Weder die Nation noch das Vaterland sollten Gegenstand der Loyalität der Staatsbürger sein, sondern eine dem politischen, sozialen, kulturellen und ethnischen Pluralismus gegenüber prinzipiell offene Republik mit einer starken Zivilgesellschaft. Walzer tendiert wie Habermas und im Unterschied zu Oberndörfer dazu, die "mystischen Beiklänge", die "kunstvollen Ritualisierungen" und die "symbolischen Ausdrucksformen" dieser Art von Loyalität zu gering zu schätzen. Man sollte deren Notwendigkeit erkennen und zugleich eine kritische Distanz zu ihnen pflegen.
Da der Patriotismus nicht als Treue zur Patria, sondern als Loyalität zur Republik verstanden werden soll, erweist sich letztendlich der Begriff "Patriotismus" als ungeeignet. Mit ihm sind Metaphern verbunden, die für moderne mündige Bürger und Subjekte problematisch sind, wie die Liebe zu abstrakten Personen - nach dem Bonmot des Bundespräsidenten Gustav Heinemann liebt man nicht den Staat, sondern seine Frau -, die mütterliche Geborgenheit und Fürsorge der Gemeinschaft oder die Bewunderung der "Väter". Nicht Patriotismus sollte gefördert werden, sondern eine gesunde, kritische, aber auch bewusste Treue zur Republik, die mehr ist als nur die positive Haltung zu den Grundprinzipien der Verfassung. Sie setzt nicht nur Zivilcourage voraus, sondern auch die Bereitschaft, im Ernstfall selbst sein Leben einzusetzen. In dieser Hinsicht haben sich die New Yorker Feuerwehrleute am 11. September 2001 nicht nur pflichtbewusst, sondern auch "republikanisch" verhalten.

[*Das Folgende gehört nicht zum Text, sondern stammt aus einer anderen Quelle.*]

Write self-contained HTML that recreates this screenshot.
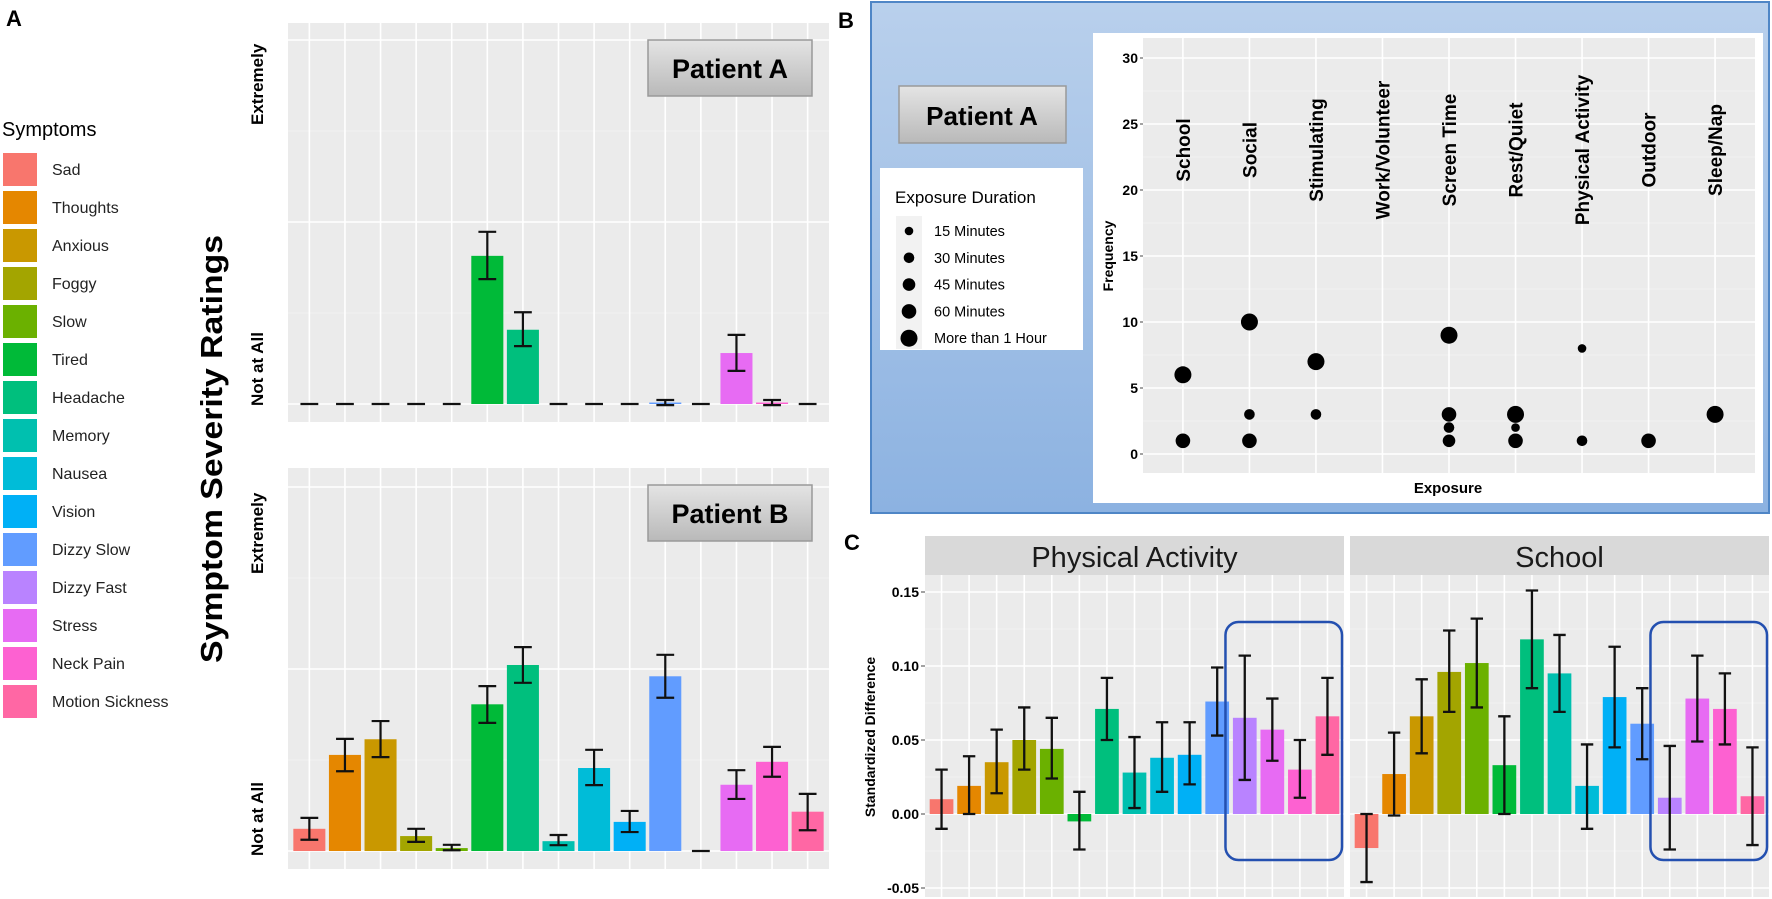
<!DOCTYPE html>
<html><head><meta charset="utf-8"><style>
html,body{margin:0;padding:0;background:#fff;}
svg{display:block;font-family:"Liberation Sans",sans-serif;}
</style></head><body>
<svg id="fig" width="1772" height="899" viewBox="0 0 1772 899" xmlns="http://www.w3.org/2000/svg">
<defs>
<linearGradient id="blueGrad" x1="0" y1="0" x2="0" y2="1"><stop offset="0" stop-color="#b9d0ec"/><stop offset="1" stop-color="#8cb2e1"/></linearGradient>
<linearGradient id="grayGrad" x1="0" y1="0" x2="0" y2="1"><stop offset="0" stop-color="#e4e4e4"/><stop offset="1" stop-color="#b9b9b9"/></linearGradient>
</defs>
<g id="root"></g>
</svg>
<script>
// ---- data ----
const symptoms = ["Sad","Thoughts","Anxious","Foggy","Slow","Tired","Headache","Memory","Nausea","Vision","Dizzy Slow","Dizzy Fast","Stress","Neck Pain","Motion Sickness"];
const colors = ["#F8766D","#E58700","#C99800","#A3A500","#6BB100","#00BA38","#00BF7D","#00C0AF","#00BCD8","#00B0F6","#619CFF","#B983FF","#E76BF3","#FD61D1","#FF67A4"];
const patientAVals = [0,0,0,0,0,0.407,0.204,0,0,0,0.004,0,0.14,0.004,0];
const patientALo   = [0,0,0,0,0,0.343,0.159,0,0,0,-0.003,0,0.091,-0.003,0];
const patientAHi   = [0,0,0,0,0,0.473,0.252,0,0,0,0.011,0,0.19,0.011,0];
const patientBVals = [0.061,0.264,0.307,0.041,0.008,0.403,0.511,0.027,0.228,0.08,0.48,0,0.182,0.245,0.108];
const patientBLo   = [0.031,0.219,0.258,0.025,0.002,0.352,0.462,0.016,0.181,0.052,0.421,0,0.143,0.204,0.057];
const patientBHi   = [0.091,0.308,0.357,0.061,0.017,0.453,0.56,0.044,0.278,0.11,0.539,0,0.222,0.286,0.157];
const exposures = ["School","Social","Stimulating","Work/Volunteer","Screen Time","Rest/Quiet","Physical Activity","Outdoor","Sleep/Nap"];
const durationLabels = ["15 Minutes","30 Minutes","45 Minutes","60 Minutes","More than 1 Hour"];
const pointExposure = [0,0,1,1,1,2,2,4,4,4,4,5,5,5,6,6,7,8];
const pointFreq     = [6,1,10,3,1,7,3,9,3,2,1,3,2,1,8,1,1,3];
const pointDuration = [4,3,4,1,3,4,1,4,3,1,2,4,0,3,0,1,3,4];
const freqTicks = [0,5,10,15,20,25,30];
const facets = ["Physical Activity","School"];
const paVals = [0.01,0.019,0.035,0.05,0.044,-0.005,0.071,0.028,0.038,0.04,0.076,0.065,0.057,0.03,0.066];
const paLo   = [-0.01,0,0.014,0.03,0.024,-0.024,0.05,0.004,0.015,0.02,0.053,0.023,0.036,0.011,0.04];
const paHi   = [0.03,0.039,0.057,0.072,0.065,0.015,0.092,0.052,0.062,0.062,0.099,0.107,0.078,0.05,0.092];
const scVals = [-0.023,0.027,0.066,0.096,0.102,0.033,0.118,0.095,0.019,0.079,0.061,0.011,0.078,0.071,0.012];
const scLo   = [-0.046,-0.001,0.041,0.069,0.072,0,0.085,0.069,-0.01,0.045,0.037,-0.024,0.049,0.047,-0.021];
const scHi   = [0,0.055,0.091,0.124,0.132,0.066,0.151,0.121,0.047,0.113,0.085,0.046,0.107,0.095,0.045];
const diffTicks = [-0.05,0,0.05,0.1,0.15];
const diffTickLabels = ["-0.05","0.00","0.05","0.10","0.15"];

const NS="http://www.w3.org/2000/svg";
const root=document.getElementById('root');
function el(tag,attrs,parent,text){const e=document.createElementNS(NS,tag);for(const k in attrs)e.setAttribute(k,attrs[k]);if(text!==undefined)e.textContent=text;(parent||root).appendChild(e);return e;}

// ---- Panel labels ----
let t;
t=el('text',{x:6,y:26,'font-size':22,'font-weight':'bold'},root,'A');


t=el('text',{x:838,y:28,'font-size':22,'font-weight':'bold'},root,'B');


t=el('text',{x:844,y:550,'font-size':22,'font-weight':'bold'},root,'C');



// ---- Legend (Symptoms) ----
const leg=el('g',{});


el('text',{x:2,y:136,'font-size':20},leg,'Symptoms');
symptoms.forEach((s,i)=>{
  const y=153+i*38;
  const r=el('rect',{x:3,y:y,width:34,height:33,fill:colors[i]},leg);
  
  
  const tx=el('text',{x:52,y:y+22,'font-size':16,fill:'#222'},leg,s);
  
  
});
t=el('text',{x:0,y:0,'font-size':31,'font-weight':'bold',transform:'translate(222,449) rotate(-90)','text-anchor':'middle',textLength:428,lengthAdjust:'spacingAndGlyphs'},root,'Symptom Severity Ratings');



// ---- Panel A bar charts ----
function severityChart(top,bottom,zeroY,oneY,vals,lo,hi,label,boxY,extSpan,notSpan,name){
  const g=el('g',{});
  
  
  const L=288,R=829;
  el('rect',{x:L,y:top,width:R-L,height:bottom-top,fill:'#ebebeb'},g);
  const yS=v=>zeroY+(oneY-zeroY)*v;
  const band=(R-L)/15.2;
  const xS=i=>L+band*(0.6+i);
  [0.25,0.75].forEach(v=>el('line',{x1:L,x2:R,y1:yS(v),y2:yS(v),stroke:'#f4f4f4','stroke-width':0.8},g));
  [0,0.5,1].forEach(v=>el('line',{x1:L,x2:R,y1:yS(v),y2:yS(v),stroke:'#fff','stroke-width':1.6},g));
  symptoms.forEach((s,i)=>el('line',{x1:xS(i),x2:xS(i),y1:top,y2:bottom,stroke:'#fff','stroke-width':1.6},g));
  vals.forEach((v,i)=>{
    const bw=band*0.9;
    const y0=yS(0),y1=yS(v);
    const b=el('rect',{x:xS(i)-bw/2,y:Math.min(y0,y1),width:bw,height:Math.abs(y1-y0),fill:colors[i]},g);
    
    
    const cw=band*0.5, x=xS(i);
    const e=el('path',{d:`M${x-cw/2},${yS(hi[i])}H${x+cw/2}M${x},${yS(hi[i])}V${yS(lo[i])}M${x-cw/2},${yS(lo[i])}H${x+cw/2}`,stroke:'#111','stroke-width':2.2,fill:'none'},g);
    
    
  });
  const lb=el('g',{},g);
  
  
  el('rect',{x:648,y:boxY,width:164,height:56,fill:'url(#grayGrad)',stroke:'#999','stroke-width':1.5},lb);
  el('text',{x:730,y:boxY+38,'font-size':27,'font-weight':'bold','text-anchor':'middle'},lb,label);
  const e1=el('text',{x:0,y:0,'font-size':17,'font-weight':'bold',transform:`translate(263,${extSpan}) rotate(-90)`},g,'Extremely');
  
  
  const e2=el('text',{x:0,y:0,'font-size':17,'font-weight':'bold',transform:`translate(263,${notSpan}) rotate(-90)`},g,'Not at All');
  
  
}
severityChart(23,422,404,40,patientAVals,patientALo,patientAHi,'Patient A',40,125,406,'patient-a-chart');
severityChart(468,869,851,487,patientBVals,patientBLo,patientBHi,'Patient B',485,574,856,'patient-b-chart');

// ---- Panel B ----
const pb=el('g',{});


el('rect',{x:871,y:2,width:898,height:511,fill:'url(#blueGrad)',stroke:'#4f86c6','stroke-width':2},pb);
const pbl=el('g',{},pb);


el('rect',{x:899,y:86,width:167,height:57,fill:'url(#grayGrad)',stroke:'#999','stroke-width':1.5},pbl);
el('text',{x:982,y:125,'font-size':26,'font-weight':'bold','text-anchor':'middle'},pbl,'Patient A');
el('rect',{x:1093,y:33,width:670,height:470,fill:'#fff'},pb);
const PL=1143,PR=1755,PT=38,PB=473;
el('rect',{x:PL,y:PT,width:PR-PL,height:PB-PT,fill:'#ebebeb'},pb);
const fY=v=>454-(454-58)*v/30;
const exBand=(PR-PL)/9.2;
const exX=i=>PL+exBand*(0.6+i);
[2.5,7.5,12.5,17.5,22.5,27.5].forEach(v=>el('line',{x1:PL,x2:PR,y1:fY(v),y2:fY(v),stroke:'#f4f4f4','stroke-width':0.8},pb));
freqTicks.forEach(v=>{
  el('line',{x1:PL,x2:PR,y1:fY(v),y2:fY(v),stroke:'#fff','stroke-width':1.6},pb);
  el('line',{x1:PL-3,x2:PL,y1:fY(v),y2:fY(v),stroke:'#444','stroke-width':1},pb);
  const tl=el('text',{x:PL-5,y:fY(v)+5,'font-size':14,'font-weight':'bold','text-anchor':'end'},pb,String(v));
  
  
});
exposures.forEach((e,i)=>{
  el('line',{x1:exX(i),x2:exX(i),y1:PT,y2:PB,stroke:'#fff','stroke-width':1.6},pb);
  const tl=el('text',{x:0,y:0,'font-size':19,'font-weight':'bold','text-anchor':'middle',transform:`translate(${exX(i)+7},150) rotate(-90)`},pb,e);
  
  
});
const radii=[4.3,5.3,6.3,7.3,8.5];
pointFreq.forEach((f,i)=>{
  const c=el('circle',{cx:exX(pointExposure[i]),cy:fY(f),r:radii[pointDuration[i]],fill:'#000'},pb);
  
  
});
t=el('text',{x:0,y:0,'font-size':14,'font-weight':'bold','text-anchor':'middle',transform:'translate(1113,256) rotate(-90)'},pb,'Frequency');


t=el('text',{x:1448,y:493,'font-size':15,'font-weight':'bold','text-anchor':'middle'},pb,'Exposure');


const dl=el('g',{},pb);


el('rect',{x:880,y:168,width:203,height:182,fill:'#fff'},dl);
el('text',{x:895,y:203,'font-size':17},dl,'Exposure Duration');
el('rect',{x:896,y:216,width:26,height:133,fill:'#f2f2f2'},dl);
durationLabels.forEach((d,i)=>{
  const y=231+i*26.8;
  el('circle',{cx:909,cy:y,r:radii[i],fill:'#000'},dl);
  el('text',{x:934,y:y+5,'font-size':14.5},dl,d);
});

// ---- Panel C ----
const pc=el('g',{});


const CT=575,CB=897;
const dY=v=>814-(v/0.05)*74;
const facetX=[[925,1344],[1350,1769]];
const facetVals=[paVals,scVals],facetLo=[paLo,scLo],facetHi=[paHi,scHi];
facets.forEach((f,k)=>{
  const [L,R]=facetX[k];
  const g=el('g',{},pc);
  
  
  el('rect',{x:L,y:536,width:R-L,height:39,fill:'#d9d9d9'},g);
  const st=el('text',{x:(L+R)/2,y:567,'font-size':29,'text-anchor':'middle',fill:'#1a1a1a'},g,f);
  
  
  el('rect',{x:L,y:CT,width:R-L,height:CB-CT,fill:'#ebebeb'},g);
  [-0.075,-0.025,0.025,0.075,0.125].forEach(v=>{const y=dY(v);if(y>CT)el('line',{x1:L,x2:R,y1:y,y2:y,stroke:'#f4f4f4','stroke-width':0.8},g);});
  diffTicks.forEach(v=>el('line',{x1:L,x2:R,y1:dY(v),y2:dY(v),stroke:'#fff','stroke-width':1.6},g));
  const band=(R-L)/15.2;
  const xS=i=>L+band*(0.6+i);
  symptoms.forEach((s,i)=>el('line',{x1:xS(i),x2:xS(i),y1:CT,y2:CB,stroke:'#fff','stroke-width':1.6},g));
  facetVals[k].forEach((v,i)=>{
    const bw=band*0.86;
    const y0=dY(0),y1=dY(v);
    const b=el('rect',{x:xS(i)-bw/2,y:Math.min(y0,y1),width:bw,height:Math.abs(y1-y0),fill:colors[i]},g);
    
    
    const cw=band*0.45,x=xS(i),hy=dY(facetHi[k][i]),ly=dY(facetLo[k][i]);
    const e=el('path',{d:`M${x-cw/2},${hy}H${x+cw/2}M${x},${hy}V${ly}M${x-cw/2},${ly}H${x+cw/2}`,stroke:'#111','stroke-width':2.3,fill:'none'},g);
    
    
  });
  const hb=el('rect',{x:xS(11)-band*0.7,y:622,width:R-(xS(11)-band*0.7)-2,height:238,rx:13,fill:'none',stroke:'#2450b0','stroke-width':2.5},g);
  
  
});
diffTicks.forEach((v,i)=>{
  el('line',{x1:921,x2:925,y1:dY(v),y2:dY(v),stroke:'#444','stroke-width':1},pc);
  const tl=el('text',{x:919,y:dY(v)+5,'font-size':14,'font-weight':'bold','text-anchor':'end'},pc,diffTickLabels[i]);
  
  
});
t=el('text',{x:0,y:0,'font-size':14,'font-weight':'bold','text-anchor':'middle',transform:'translate(875,737) rotate(-90)'},pc,'Standardized Difference');


</script>
</body></html>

Der 11. September zeigt übrigens auch, dass ein wohlverstandener Republikanismus den gesellschaftlichen Pluralismus keinesfalls gefährdet. Nach dem Attentat bekannten sich die Vertreter der verschiedenen Ethnien, Religions- und Bevölkerungsgemeinschaften öffentlich zur Republik und zur Nation, ohne dafür ihre Zugehörigkeit zu unterschiedlichen Gemeinschaften preiszugeben. Eine solche Loyalität zur offenen Republik macht eine "verschachtelte" gemeinschaftliche Loyalität möglich: Man kann sich zugleich zu einer innerstaatlichen Gemeinschaft, zu einer Nation und zu Europa bekennen. Der Weltbürger fühlt sich zudem im Sinne Kants mit den anderen Republikanern weltweit eng verbunden.